David focused on showing me ways to get at the music of the piece, and especially, how to use the physical demands of the piece to guide interpretation. For a wind instrument like the flute, it’s all about where and how you breathe, and controlling air, and meshing that with the sound the piece is asking you to make. It’s where physics and physiology meet music, aesthetics.
Taking a few lessons here and there as an adult (I took some piano lessons during my last sabbatical, which really helped me get back on track with that instrument) has been incredible. I highly recommend it. Have any of you picked up an instrument as an adult? Doesn’t playing music seem like a totally different experience as an adult than when you were a child? It’s not just about being older and wiser, or knowing more about the music, or whatever. Maybe it’s that the reason you’re doing it in the first place is so different.

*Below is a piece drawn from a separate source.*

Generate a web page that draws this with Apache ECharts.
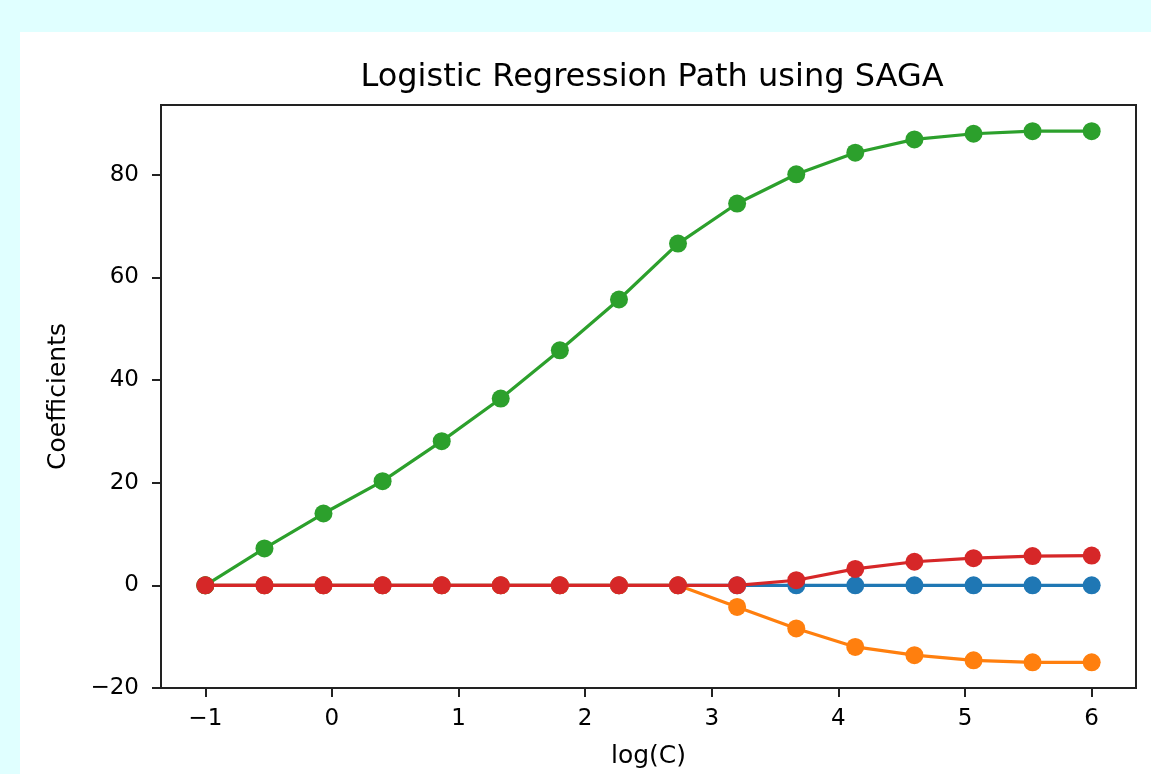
<!DOCTYPE html>
<html>
<head>
<meta charset="utf-8">
<script src="https://cdn.jsdelivr.net/npm/echarts@6/dist/echarts.min.js"></script>
<style>
html,body{margin:0;padding:0;background:#e0ffff;}
#chart{width:1151px;height:774px;}
</style>
</head>
<body>
<div id="chart"></div>
<script>
const logC = [-1, -0.533, -0.067, 0.4, 0.867, 1.333, 1.8, 2.267, 2.733, 3.2, 3.667, 4.133, 4.6, 5.067, 5.533, 6];
const coefBlue   = [0, 0, 0, 0, 0, 0, 0, 0, 0, 0, 0, 0, 0, 0, 0, 0];
const coefOrange = [0, 0, 0, 0, 0, 0, 0, 0, 0, -4.2, -8.4, -12.0, -13.6, -14.6, -15.0, -15.0];
const coefGreen  = [0, 7.2, 14.0, 20.3, 28.1, 36.4, 45.8, 55.7, 66.6, 74.4, 80.1, 84.3, 86.9, 88.0, 88.5, 88.5];
const coefRed    = [0, 0, 0, 0, 0, 0, 0, 0, 0, 0, 1.0, 3.2, 4.6, 5.3, 5.7, 5.8];
const xTicks = [-1, 0, 1, 2, 3, 4, 5, 6];
const yTicks = [-20, 0, 20, 40, 60, 80];
const seriesNames = ['coef 0', 'coef 1', 'coef 2', 'coef 3'];
const seriesColors = ['#1f77b4', '#ff7f0e', '#2ca02c', '#d62728'];
const seriesValues = [coefBlue, coefOrange, coefGreen, coefRed];

const fmt = v => (v < 0 ? '\u2212' + Math.abs(v) : String(v));
const font = 'DejaVu Sans';

const chart = echarts.init(document.getElementById('chart'), null, {renderer: 'canvas'});
chart.setOption({
  animation: false,
  backgroundColor: '#e0ffff',
  graphic: [{
    type: 'rect', z: -10, silent: true,
    shape: {x: 20, y: 32, width: 1131, height: 742},
    style: {fill: '#ffffff'}
  }],
  title: {
    text: 'Logistic Regression Path using SAGA',
    left: 647, top: 57, textAlign: 'center',
    textStyle: {fontFamily: font, fontSize: 32, fontWeight: 'normal', color: '#000'}
  },
  grid: {
    left: 161, top: 105, width: 975, height: 585,
    show: true, borderColor: '#222', borderWidth: 2, backgroundColor: 'transparent'
  },
  xAxis: {
    type: 'value', min: -1.35, max: 6.35,
    name: 'log(C)', nameLocation: 'middle', nameGap: 56,
    nameTextStyle: {fontFamily: font, fontSize: 25, color: '#000'},
    axisLine: {show: true, onZero: false, lineStyle: {color: '#222', width: 2}},
    axisTick: {show: true, inside: false, length: 9, lineStyle: {color: '#222', width: 2}, customValues: xTicks},
    axisLabel: {show: true, margin: 20, fontFamily: font, fontSize: 23, color: '#000', customValues: xTicks, formatter: fmt},
    splitLine: {show: false}
  },
  yAxis: {
    type: 'value', min: -20, max: 93.6,
    name: 'Coefficients', nameLocation: 'middle', nameGap: 90, nameRotate: 90,
    nameTextStyle: {fontFamily: font, fontSize: 25, color: '#000'},
    axisLine: {show: true, onZero: false, lineStyle: {color: '#222', width: 2}},
    axisTick: {show: true, inside: false, length: 9, lineStyle: {color: '#222', width: 2}, customValues: yTicks},
    axisLabel: {show: true, margin: 22, fontFamily: font, fontSize: 23, color: '#000', customValues: yTicks, formatter: fmt},
    splitLine: {show: false}
  },
  series: seriesValues.map((vals, i) => ({
    name: seriesNames[i],
    type: 'line',
    data: logC.map((x, j) => [x, vals[j]]),
    symbol: 'circle', symbolSize: 18,
    showAllSymbol: true,
    lineStyle: {color: seriesColors[i], width: 3.2},
    itemStyle: {color: seriesColors[i], borderWidth: 0},
    emphasis: {disabled: true},
    z: 2 + i
  }))
});
</script>
</body>
</html>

At the end of our lesson, David (who also teaches at Loyola, as well as at other area colleges and universities) and I got into a conversation about how playing music, reading literature, doing math and science, playing sports, how everything, really, all goes together. Turns out David was a junior chess champion in New York state back in the day, so he knows of what he speaks. It’s too bad these days that not just kids, but adults, too, are expected to specialize so much. To become really good at one thing, rather than trying lots of different things and maybe becoming pretty good at some of them. Or maybe not any good at any of them, but a person who understands (or is trying to understand) the connections between them. In my post about Piet Hein, inventor of the grook, I mentioned that he was described as a “universal man,” someone with a deep understanding of science, technology, language, art, and what it means to be human, period. We pay lip service to the “Renaissance man,” the “well-rounded person,” and so on and so on. But so few of us actually are well-rounded anymore. And our system of higher education, where students are not only expected to know what their dissertation is about before they start grad school, but expected to know their major before they start college–maybe even before they start high school!– where everything is about finding your niche, your concentration, your (single, special) metier: all this, I think, actually prevents you from understanding how things work together, which is real knowledge, in my book.